Honestly, I don’t think people judge or, on the flipside, overlook your struggle with malice. I think it’s just easier to talk about or speculate on The Thing without actually being in the moment or Doing the Thing.
Doing the Thing is so much harder. It’s lonely and all of those wise words you’d somehow come up with in advance (when you watched someone else) don’t always work. Being an adult is full of Things. Scary job Things, angry marriage Things, setting out on your own like never before Things. And how-am-I-supposed-to-raise-another-human-being Things. Deep stuff that can leave you drowning.
Parenting itself is such a big crazy Thing. It can spin you around and upside down if you’re not ready.

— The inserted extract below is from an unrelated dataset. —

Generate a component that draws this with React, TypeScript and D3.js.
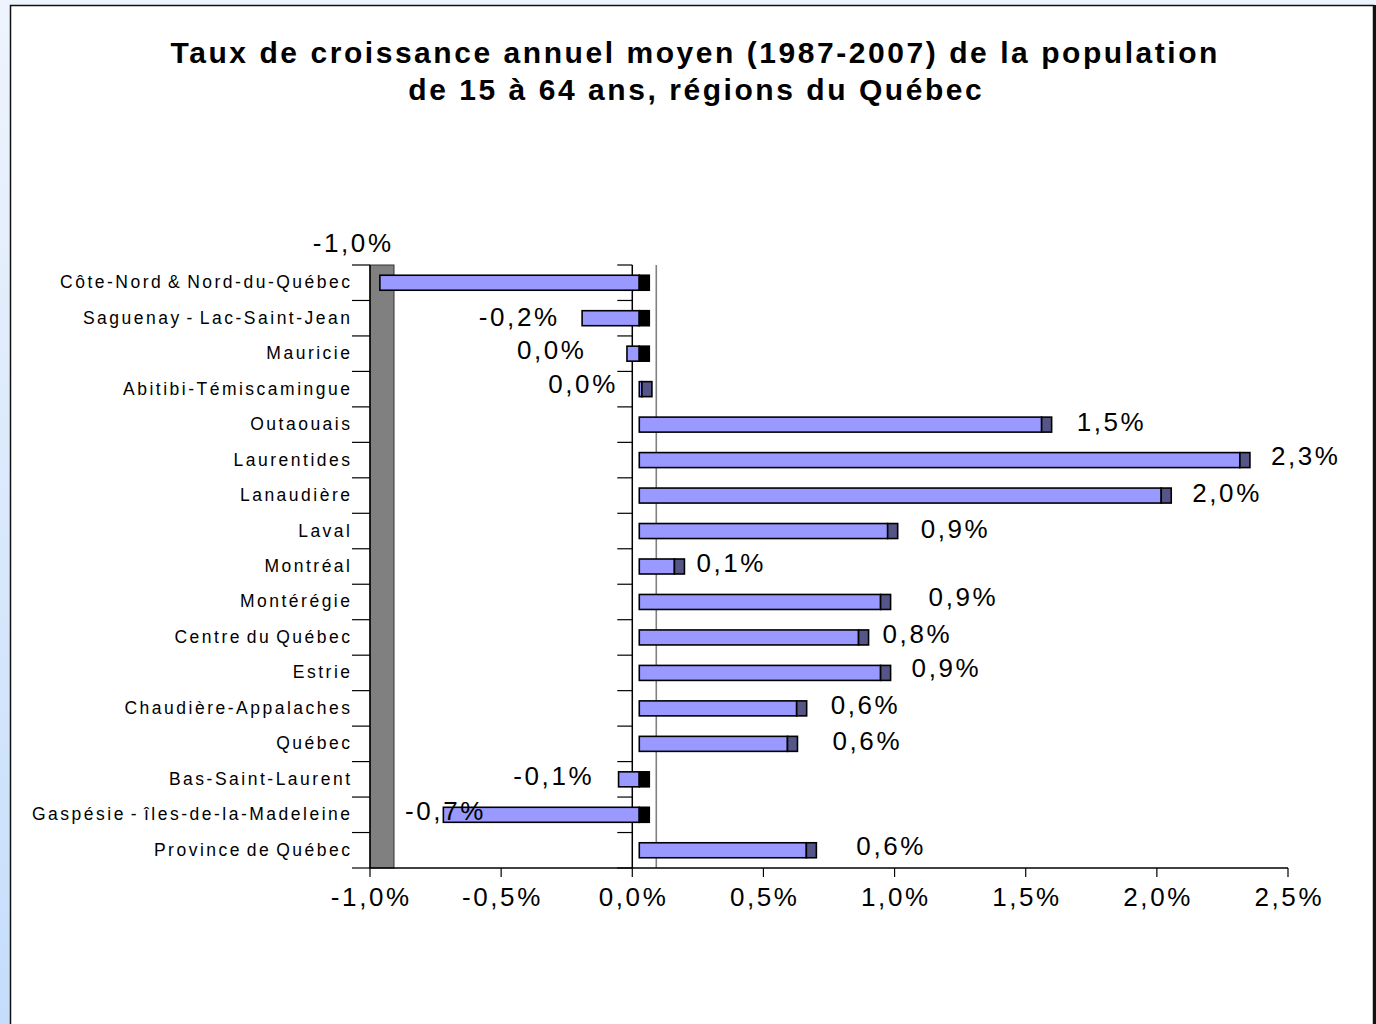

That’s an overwhelming ride to take. I certainly didn’t know that before. But as the days go on, I’m working on figuring out my Thing. I wish that for all of the mommies I come in contact with too. I’ve found that if you just stand back and watch, instead of just talking about (or frowning at) The Things, that you can learn a lot.
So my vow, to you, ice cream shop lady – or grocery store checkout lane lady who’s kid threw down the bread, or dad who’s trying to figure out how to take his daughter to the Women’s bathroom – is even if I mean well, and even if I think I know another way, I’ll support you as you do your Thing. I’ll give you a word if you need it and only if you ask, but if you don’t I’ll try my hardest not to judge.
But if all else fails, know this, you don’t ever have to turn away from me, I’ll be there to let you know that I see you and it’s okay. We’re all just trying to do our Thing.